In the battle for New York City riders, Uber isn’t the only smartphone-driven car service gaining ground. Its smaller rival known for pink mustaches is also racing ahead.
Lyft, which like Uber is based in San Francisco, has significantly boosted its business since its July 2014 launch in New York City, a Wall Street Journal analysis of new city data show.
Lyft drivers took New York City riders on an average of about 10,000 trips each day in August, more than double the average of the year-earlier month, according to data provided by the city’s Taxi and Limousine Commission.
The data provide a glimpse into Lyft’s performance in the U.S.’s biggest taxi market in terms of revenue as the company revs up a push to attract riders and drivers in New York City to its ride-hailing app amid fierce competition by Uber and yellow cabs.
Lyft executives said the company’s gains in New York highlight its potential as a new transportation option and alternative to car ownership. The company said more than half of its New York City trips come via its carpooling option.
“This is inning one or two of a long game, and the market in a few years is worth way more than it’s worth today,” said John Zimmer,Lyft’s co-founder and president. “We want to aggressively grow into that.”
Fueled by cash injections from Uber’s Chinese rival Didi Kuaidi and activist investor Carl Icahn, Lyft has taken out subway and bus ads while offering generous discounts to riders and incentives for drivers.
The company’s 10,326 average daily trips in August add to a robust rise since April, the month it began regularly providing data to the city. But Lyft’s slice of the New York City market is dwarfed by that of Uber. Its deep-pocketed rival notched an average of 106,986 trips each day in August, more than 10 times the number of daily Lyft trips that month, the city’s data show.
The number of Uber’s trips in August marked a fourfold increase from a year earlier. The company’s rapid growth fueled a push earlier this year by New York City to impose a cap on for-hire vehicles city officials blamed for worsening congestion in Manhattan. Facing a backlash, the city backed off the proposed limit in July.
Despite Lyft’s push in New York, Uber executives said the company continues to see a stream of new drivers, riders using the app for the first time, and trips via its carpool feature.

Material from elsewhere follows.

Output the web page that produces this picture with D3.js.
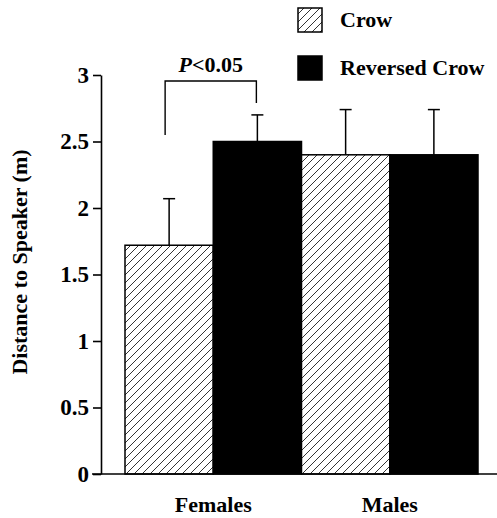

Josh Mohrer, Uber’s general manager in New York City, said it wasn’t clear whether Lyft or any of the city’s hundreds of car services was taking the company’s market share in the five boroughs.
“There’s room for multiple players,” Mr. Mohrer said.
The city began regularly collecting trip records from the city’s livery and black-car services this year as part of an attempt by taxi regulators to understand changes afoot in the taxi and for-hire vehicle industry.
Uber, which launched in New York in 2011, and Lyft operate as city-licensed black-car companies. Lyft started operating in the city last year without regulators’ blessing, but backed down after a brief legal fight.
The city’s trip data, which the taxi commission provided in response to a public-records request from the Journal, didn’t include records from some other new ride-hailing companies trying to make inroads in New York, such as Via and Gett.
A taxi-commission spokesman said the agency hadn’t yet been able to process trip records from Via, a service focused on carpool trips in Manhattan. Gett doesn’t own any for-hire vehicle bases in the city and instead dispatches rides through other car services.
The city’s Uber and Lyft data offer insights into how the companies are faring in New York.
Evan Rawley, who teaches strategy at Columbia Business School and has studied the taxi industry, sees dim long-term prospects for Lyft in the city, saying Uber’s size and resources enable it to easily fend off competition. “Lyft is just so far behind,” Mr. Rawley said. “It’s going to be incredibly difficult for them to catch up.”
But Arun Sundararajan, a professor at New York University’s business school, said Lyft’s increase in trips this year showed “impressive growth,” a sign it could continue to increase its market share despite an uphill battle against Uber. “Don’t count Lyft out,” he said.
For drivers, the competition can mean new options.
Sukhjinder Singh, 31 years old, had been driving primarily for Uber but said he has increasingly been taking rides for Lyft as the company attracts more riders.
He appreciates that Lyft’s app, unlike Uber’s, lets passengers tip drivers, but Lyft alone doesn’t yet provide him enough for full-time work. “There is an increase of Lyft riders, but it’s not that dramatic, where I could fully depend on them,” Mr. Singh said.